A commercially available thermoset polymer liquid coating reinforced with ceramic particles was applied on the surface of an additively manufactured carbon fiber reinforced thermoplastic composites to improve its surface characteristics for composite mold application. The mold demonstrated herein was fabricated via material extrusion additive manufacturing (MEAM) and served for the fabrication of autoclave-cured laminated composite structures. Test specimens used in this investigation were additively manufactured with Polyphenylene Sulfide (PPS) reinforced with 50% by weight of carbon fiber. Following the printing process, the surface of the specimens was finished in a numerical controlled milling machine. The effect of machining parameters such as the surface speed and the chip load on the surface roughness was investigated. The machining parameters that yielded the lowest surface roughness were used to machine the specimens used in this work. Following machining, an approximately 10 μm thick coating based on a thermoset resin reinforced with ceramic particles was applied on the surface of flat specimens via the liquid spray coating technique and cured at elevated temperature. Surface characteristics relevant to molds used in composite manufacturing such as surface roughness, abrasion resistance , hardness, friction, and vacuum integrity were assessed for the coated and noncoated specimens. The results showed that the coating decreased the abrasion wear index by about 89%, decreased the vacuum loss by about 95%, and lowered the static and kinetic friction by about 40% and 38%, respectively, compared to the non-coated printed material.

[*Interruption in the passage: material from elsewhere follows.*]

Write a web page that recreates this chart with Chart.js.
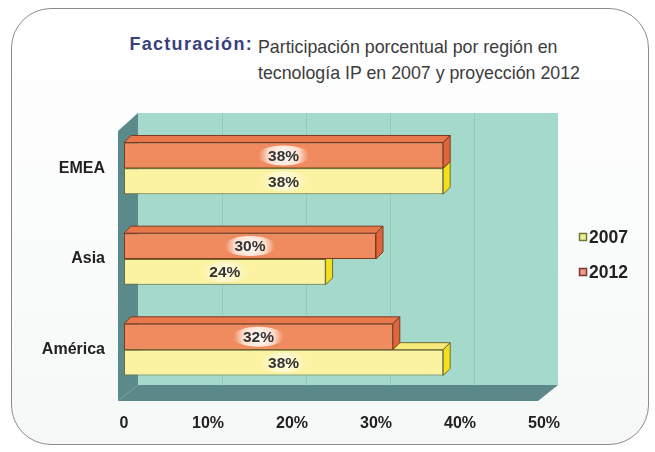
<!DOCTYPE html>
<html lang="es">
<head>
    <meta charset="UTF-8">
    <title>Facturación por región</title>
    <script src="https://cdn.jsdelivr.net/npm/chart.js"></script>
    <style>
        body { margin: 0; background: #fff; font-family: "Liberation Sans", Arial, sans-serif; }
        #wrap { position: relative; width: 655px; height: 452px; overflow: hidden; }
        #frame {
            position: absolute; left: 11px; top: 8px; width: 636px; height: 435px;
            border: 1.5px solid #8c8c8c; border-radius: 40px;
            background: linear-gradient(#ffffff, #f6f8f8);
        }
        #titleA { position: absolute; left: 100px; top: 34px; font-size: 18px; font-weight: bold; color: #3b3f7c; width: 153px; text-align: right; letter-spacing: 1.3px; }
        #titleB { position: absolute; left: 258px; top: 34px; font-size: 17.8px; color: #3c3c3c; line-height: 26px; }
        #myChart { position: absolute; left: 0; top: 0; }
    </style>
</head>
<body>
<div id="wrap">
    <div id="frame"></div>
    <div id="titleA">Facturación:</div>
    <div id="titleB">Participación porcentual por región en<br>tecnología IP en 2007 y proyección 2012</div>
    <canvas id="myChart" width="655" height="452"></canvas>
</div>
<script>
    // 資料
    var regiones = ['EMEA', 'Asia', 'América'];
    var serie2007 = [38, 24, 38];
    var serie2012 = [38, 30, 32];
    var ticksX = [0, 10, 20, 30, 40, 50];

    var colores = {
        '2012': { front: '#ef8b5f', top: '#e9774c', side: '#e0643c', border: '#7c3a1e', box: '#e99a8a' },
        '2007': { front: '#fbf2a2', top: '#f6e97a', side: '#f3df1c', border: '#6e6c34', box: '#eef09a' }
    };

    // 3D 牆面與長條側面
    var fondo3d = {
        id: 'fondo3d',
        beforeDatasetsDraw: function (chart) {
            var ctx = chart.ctx, a = chart.chartArea, xs = chart.scales.x;
            var L = a.left, R = a.right, T = a.top, B = a.bottom;
            ctx.save();
            // back wall
            ctx.fillStyle = '#a4d9cb';
            ctx.fillRect(L + 14, T - 10, (R - L), (B - 10) - (T - 10));
            ctx.strokeStyle = '#92cbbd';
            ctx.lineWidth = 1;
            ticksX.forEach(function (t) {
                if (t === 0 || t === 50) return;
                var gx = Math.round(xs.getPixelForValue(t) + 14) + 0.5;
                ctx.beginPath();
                ctx.moveTo(gx, T - 10);
                ctx.lineTo(gx, B - 10);
                ctx.stroke();
            });
            // left wall
            ctx.fillStyle = '#5a8a8a';
            ctx.beginPath();
            ctx.moveTo(L + 14, T - 10);
            ctx.lineTo(L - 6, T + 8);
            ctx.lineTo(L - 6, B + 6);
            ctx.lineTo(L + 14, B - 10);
            ctx.closePath();
            ctx.fill();
            // floor
            ctx.fillStyle = '#5b8888';
            ctx.beginPath();
            ctx.moveTo(L - 6, B + 6);
            ctx.lineTo(R - 6, B + 6);
            ctx.lineTo(R + 14, B - 10);
            ctx.lineTo(L + 14, B - 10);
            ctx.closePath();
            ctx.fill();

            // bar top and side faces (2007 first, then 2012)
            var d = 7;
            [1, 0].forEach(function (di) {
                var ds = chart.data.datasets[di];
                var c = colores[ds.label];
                chart.getDatasetMeta(di).data.forEach(function (bar) {
                    var top = bar.y - bar.height / 2, bot = bar.y + bar.height / 2;
                    ctx.strokeStyle = c.border;
                    ctx.lineWidth = 1;
                    ctx.fillStyle = c.top;
                    ctx.beginPath();
                    ctx.moveTo(bar.base, top);
                    ctx.lineTo(bar.base + d, top - d);
                    ctx.lineTo(bar.x + d, top - d);
                    ctx.lineTo(bar.x, top);
                    ctx.closePath();
                    ctx.fill();
                    ctx.stroke();
                    ctx.fillStyle = c.side;
                    ctx.beginPath();
                    ctx.moveTo(bar.x, top);
                    ctx.lineTo(bar.x + d, top - d);
                    ctx.lineTo(bar.x + d, bot - d);
                    ctx.lineTo(bar.x, bot);
                    ctx.closePath();
                    ctx.fill();
                    ctx.stroke();
                });
            });
            ctx.restore();
        },
        afterDatasetsDraw: function (chart) {
            var ctx = chart.ctx;
            ctx.save();
            ctx.font = 'bold 15.5px "Liberation Sans", Arial, sans-serif';
            ctx.textAlign = 'center';
            ctx.textBaseline = 'middle';
            chart.data.datasets.forEach(function (ds, di) {
                chart.getDatasetMeta(di).data.forEach(function (bar, i) {
                    var cx = (bar.x + bar.base) / 2, cy = bar.y;
                    // glow pill
                    var g = ctx.createRadialGradient(cx, cy, 2, cx, cy, 25);
                    if (di === 0) {
                        g.addColorStop(0, 'rgba(255,255,255,0.95)');
                        g.addColorStop(0.6, 'rgba(255,240,230,0.8)');
                        g.addColorStop(1, 'rgba(255,230,215,0)');
                    } else {
                        g.addColorStop(0, 'rgba(255,255,240,0.8)');
                        g.addColorStop(1, 'rgba(255,255,240,0)');
                    }
                    ctx.fillStyle = g;
                    ctx.beginPath();
                    ctx.ellipse(cx, cy, 26, 10, 0, 0, Math.PI * 2);
                    ctx.fill();
                    ctx.fillStyle = '#333';
                    ctx.fillText(ds.data[i] + '%', cx, cy + 1);
                });
            });
            ctx.restore();
        },
        afterDraw: function (chart) {
            // leyenda
            var ctx = chart.ctx;
            var items = [{ label: '2007', y: 237 }, { label: '2012', y: 272 }];
            ctx.save();
            ctx.font = 'bold 17.5px "Liberation Sans", Arial, sans-serif';
            ctx.textBaseline = 'middle';
            ctx.textAlign = 'left';
            items.forEach(function (it) {
                var c = colores[it.label];
                ctx.fillStyle = c.box;
                ctx.fillRect(579.5, it.y - 3.5, 7, 7);
                ctx.strokeStyle = it.label === '2007' ? '#6e7a30' : '#7c3a2e';
                ctx.lineWidth = 1.5;
                ctx.strokeRect(579.5, it.y - 3.5, 7, 7);
                ctx.fillStyle = '#222';
                ctx.fillText(it.label, 589, it.y + 1);
            });
            ctx.restore();
        }
    };

    var chart01 = new Chart(document.getElementById('myChart'), {
        type: 'bar',
        data: {
            labels: regiones,
            datasets: [{
                label: '2012',
                data: serie2012,
                backgroundColor: colores['2012'].front,
                borderColor: colores['2012'].border,
                borderWidth: 1,
                borderSkipped: false
            }, {
                label: '2007',
                data: serie2007,
                backgroundColor: colores['2007'].front,
                borderColor: colores['2007'].border,
                borderWidth: 1,
                borderSkipped: false
            }]
        },
        options: {
            indexAxis: 'y',
            responsive: false,
            animation: false,
            layout: { padding: { top: 123, right: 111, left: 0, bottom: 0 } },
            datasets: { bar: { categoryPercentage: 0.57, barPercentage: 1 } },
            plugins: { legend: { display: false }, tooltip: { enabled: false } },
            scales: {
                x: {
                    min: 0, max: 50,
                    afterFit: function (axis) { axis.height = 57; },
                    afterBuildTicks: function (axis) {
                        axis.ticks = ticksX.map(function (v) { return { value: v }; });
                    },
                    ticks: {
                        padding: 19,
                        color: '#222',
                        font: { family: '"Liberation Sans", Arial, sans-serif', size: 16, weight: 'bold' },
                        callback: function (v) { return v === 0 ? '0' : v + '%'; }
                    },
                    grid: { display: false, drawTicks: false },
                    border: { display: false }
                },
                y: {
                    afterFit: function (axis) { axis.width = 124; },
                    ticks: {
                        padding: 19,
                        color: '#222',
                        font: { family: '"Liberation Sans", Arial, sans-serif', size: 16, weight: 'bold' }
                    },
                    grid: { display: false, drawTicks: false },
                    border: { display: false }
                }
            }
        },
        plugins: [fondo3d]
    });
</script>
</body>
</html>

However, the coated surface did not improve hardness nor roughness of the surface. • Thermoset liquid polymer coating with ceramic particle was applied to additively manufactured fiber reinforced composite. • The abrasion resistance of the additively manufactured carbon fiber reinforced composite was significantly increased with the coating. • The polymer coating did not improve surface hardness and roughness of the additively manufactured carbon fiber reinforced composite. • The coating provided lower static and kinetic surface friction coefficient compared to the non-coated surface of the composite. • Vacuum integrity of the additively manufactured fiber reinforced composite surface was significantly improved with the coating.